■ **TASK GOAL**: Your task is to repeat the lines below exactly, excluding any pictures they contain.

>> START DATASET EXCERPT

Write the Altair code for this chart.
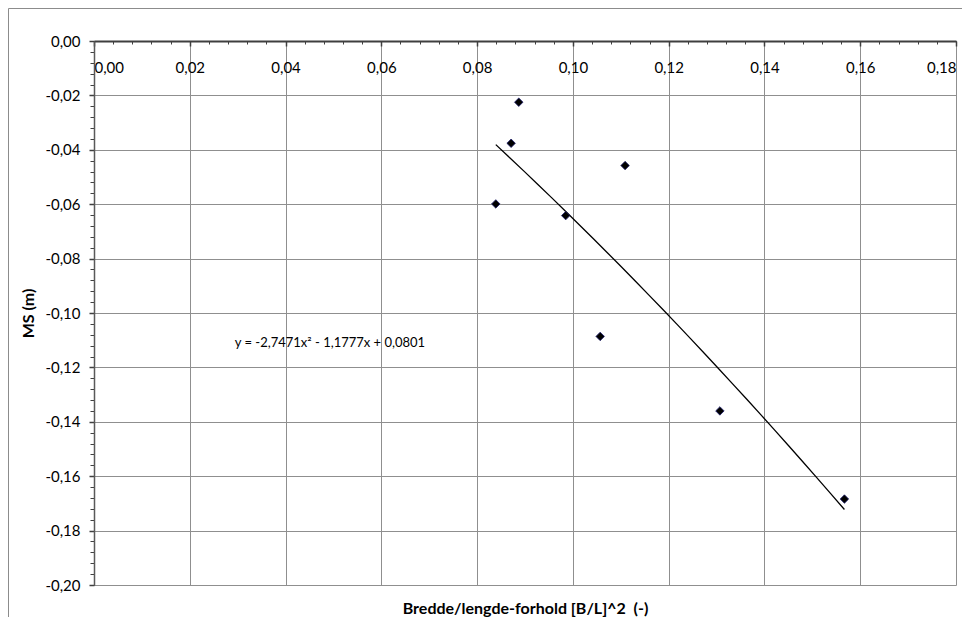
import altair as alt
import pandas as pd

# Data
x_vals = [0.0887, 0.0871, 0.1109, 0.0839, 0.0985, 0.1057, 0.1307, 0.1567]
y_vals = [-0.0225, -0.0376, -0.0458, -0.0599, -0.0642, -0.1086, -0.1360, -0.1684]

eq_text = ["y = -2,7471x² - 1,1777x + 0,0801"]
eq_x = [0.0294]
eq_y = [-0.111]

x_title = "Bredde/lengde-forhold [B/L]^2\u00a0 (-)"
y_title = "MS (m)"

x_major = [0.00, 0.02, 0.04, 0.06, 0.08, 0.10, 0.12, 0.14, 0.16, 0.18]
y_major = [0.00, -0.02, -0.04, -0.06, -0.08, -0.10, -0.12, -0.14, -0.16, -0.18, -0.20]
x_minor = [round(i * 0.004, 3) for i in range(46)]
y_minor = [round(-i * 0.004, 3) for i in range(51)]

W, H = 862, 544
FONT = "Lato"

df = pd.DataFrame({"x": x_vals, "y": y_vals})
df_eq = pd.DataFrame({"x": eq_x, "y": eq_y, "t": eq_text})

x_scale = alt.Scale(domain=[0, 0.18], nice=False, zero=False)
y_scale = alt.Scale(domain=[-0.20, 0], nice=False, zero=False)

x_label_expr = "replace(format(datum.value, '.2f'), '.', ',')"
y_label_expr = "(datum.value < -0.0001 ? '-' : '') + replace(format(abs(datum.value), '.2f'), '.', ',')"

x_axis_major = alt.Axis(
    orient="bottom", offset=-H, values=x_major, labelExpr=x_label_expr,
    grid=True, gridColor="#8f8f8f", gridWidth=1,
    domain=True, domainColor="#3f3f3f", domainWidth=2,
    ticks=True, tickColor="#3f3f3f", tickSize=5, tickWidth=1.5,
    labelPadding=14, labelFont=FONT, labelFontSize=15, labelColor="#000000",
    title=x_title, titleFont=FONT, titleFontSize=16, titleFontWeight="bold",
    titleColor="#000000", titleY=H + 28, titleBaseline="alphabetic",
)
y_axis_major = alt.Axis(
    orient="left", values=y_major, labelExpr=y_label_expr,
    grid=True, gridColor="#8f8f8f", gridWidth=1,
    domain=True, domainColor="#595959", domainWidth=1.5,
    ticks=True, tickColor="#3f3f3f", tickSize=5, tickWidth=1.5,
    labelPadding=9, labelFont=FONT, labelFontSize=15, labelColor="#000000",
    title=y_title, titleFont=FONT, titleFontSize=16, titleFontWeight="bold",
    titleColor="#000000", titleX=-66, titleY=H / 2, titleBaseline="middle",
)
x_axis_minor = alt.Axis(
    orient="bottom", offset=-H, values=x_minor, labels=False, grid=False,
    domain=False, ticks=True, tickColor="#3f3f3f", tickSize=3, tickWidth=1,
    title=None,
)
y_axis_minor = alt.Axis(
    orient="left", values=y_minor, labels=False, grid=False,
    domain=False, ticks=True, tickColor="#3f3f3f", tickSize=4, tickWidth=1,
    title=None,
)

frame = alt.Chart(pd.DataFrame({"a": [0]})).mark_rect(
    fill=None, filled=False, stroke="#8c8c8c", strokeWidth=1
).encode(
    x=alt.value(-85.5), x2=alt.value(W + 40), y=alt.value(-32.5), y2=alt.value(H + 60)
)

trend = alt.Chart(df).transform_regression(
    "x", "y", method="poly", order=2
).mark_line(color="#000000", strokeWidth=1.3).encode(
    x=alt.X("x:Q", scale=x_scale, axis=x_axis_minor),
    y=alt.Y("y:Q", scale=y_scale, axis=y_axis_minor),
)

points = alt.Chart(df).mark_point(
    shape="diamond", filled=True, fill="#000000", stroke="#1c1c6b",
    strokeWidth=0.8, size=72, opacity=1
).encode(
    x=alt.X("x:Q", scale=x_scale, axis=x_axis_major),
    y=alt.Y("y:Q", scale=y_scale, axis=y_axis_major),
)

eq = alt.Chart(df_eq).mark_text(
    align="left", baseline="middle", font=FONT, fontSize=13, color="#000000"
).encode(
    x=alt.X("x:Q", scale=x_scale, axis=None),
    y=alt.Y("y:Q", scale=y_scale, axis=None),
    text="t:N",
)

chart = alt.layer(frame, trend, points, eq).resolve_axis(
    x="independent", y="independent"
).properties(
    width=W, height=H,
    autosize=alt.AutoSizeParams(type="none"),
    padding={"left": 86, "top": 33, "right": 6, "bottom": 32},
    background="#ffffff",
).configure_view(stroke=None)

chart.save("out.html", embed_options={"renderer": "svg", "actions": False})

>> END DATASET EXCERPT

■ **FINISHED TASK**:
Write the Altair code for this chart.
import altair as alt
import pandas as pd

# Data
x_vals = [0.0887, 0.0871, 0.1109, 0.0839, 0.0985, 0.1057, 0.1307, 0.1567]
y_vals = [-0.0225, -0.0376, -0.0458, -0.0599, -0.0642, -0.1086, -0.1360, -0.1684]

eq_text = ["y = -2,7471x² - 1,1777x + 0,0801"]
eq_x = [0.0294]
eq_y = [-0.111]

x_title = "Bredde/lengde-forhold [B/L]^2\u00a0 (-)"
y_title = "MS (m)"

x_major = [0.00, 0.02, 0.04, 0.06, 0.08, 0.10, 0.12, 0.14, 0.16, 0.18]
y_major = [0.00, -0.02, -0.04, -0.06, -0.08, -0.10, -0.12, -0.14, -0.16, -0.18, -0.20]
x_minor = [round(i * 0.004, 3) for i in range(46)]
y_minor = [round(-i * 0.004, 3) for i in range(51)]

W, H = 862, 544
FONT = "Lato"

df = pd.DataFrame({"x": x_vals, "y": y_vals})
df_eq = pd.DataFrame({"x": eq_x, "y": eq_y, "t": eq_text})

x_scale = alt.Scale(domain=[0, 0.18], nice=False, zero=False)
y_scale = alt.Scale(domain=[-0.20, 0], nice=False, zero=False)

x_label_expr = "replace(format(datum.value, '.2f'), '.', ',')"
y_label_expr = "(datum.value < -0.0001 ? '-' : '') + replace(format(abs(datum.value), '.2f'), '.', ',')"

x_axis_major = alt.Axis(
    orient="bottom", offset=-H, values=x_major, labelExpr=x_label_expr,
    grid=True, gridColor="#8f8f8f", gridWidth=1,
    domain=True, domainColor="#3f3f3f", domainWidth=2,
    ticks=True, tickColor="#3f3f3f", tickSize=5, tickWidth=1.5,
    labelPadding=14, labelFont=FONT, labelFontSize=15, labelColor="#000000",
    title=x_title, titleFont=FONT, titleFontSize=16, titleFontWeight="bold",
    titleColor="#000000", titleY=H + 28, titleBaseline="alphabetic",
)
y_axis_major = alt.Axis(
    orient="left", values=y_major, labelExpr=y_label_expr,
    grid=True, gridColor="#8f8f8f", gridWidth=1,
    domain=True, domainColor="#595959", domainWidth=1.5,
    ticks=True, tickColor="#3f3f3f", tickSize=5, tickWidth=1.5,
    labelPadding=9, labelFont=FONT, labelFontSize=15, labelColor="#000000",
    title=y_title, titleFont=FONT, titleFontSize=16, titleFontWeight="bold",
    titleColor="#000000", titleX=-66, titleY=H / 2, titleBaseline="middle",
)
x_axis_minor = alt.Axis(
    orient="bottom", offset=-H, values=x_minor, labels=False, grid=False,
    domain=False, ticks=True, tickColor="#3f3f3f", tickSize=3, tickWidth=1,
    title=None,
)
y_axis_minor = alt.Axis(
    orient="left", values=y_minor, labels=False, grid=False,
    domain=False, ticks=True, tickColor="#3f3f3f", tickSize=4, tickWidth=1,
    title=None,
)

frame = alt.Chart(pd.DataFrame({"a": [0]})).mark_rect(
    fill=None, filled=False, stroke="#8c8c8c", strokeWidth=1
).encode(
    x=alt.value(-85.5), x2=alt.value(W + 40), y=alt.value(-32.5), y2=alt.value(H + 60)
)

trend = alt.Chart(df).transform_regression(
    "x", "y", method="poly", order=2
).mark_line(color="#000000", strokeWidth=1.3).encode(
    x=alt.X("x:Q", scale=x_scale, axis=x_axis_minor),
    y=alt.Y("y:Q", scale=y_scale, axis=y_axis_minor),
)

points = alt.Chart(df).mark_point(
    shape="diamond", filled=True, fill="#000000", stroke="#1c1c6b",
    strokeWidth=0.8, size=72, opacity=1
).encode(
    x=alt.X("x:Q", scale=x_scale, axis=x_axis_major),
    y=alt.Y("y:Q", scale=y_scale, axis=y_axis_major),
)

eq = alt.Chart(df_eq).mark_text(
    align="left", baseline="middle", font=FONT, fontSize=13, color="#000000"
).encode(
    x=alt.X("x:Q", scale=x_scale, axis=None),
    y=alt.Y("y:Q", scale=y_scale, axis=None),
    text="t:N",
)

chart = alt.layer(frame, trend, points, eq).resolve_axis(
    x="independent", y="independent"
).properties(
    width=W, height=H,
    autosize=alt.AutoSizeParams(type="none"),
    padding={"left": 86, "top": 33, "right": 6, "bottom": 32},
    background="#ffffff",
).configure_view(stroke=None)

chart.save("out.html", embed_options={"renderer": "svg", "actions": False})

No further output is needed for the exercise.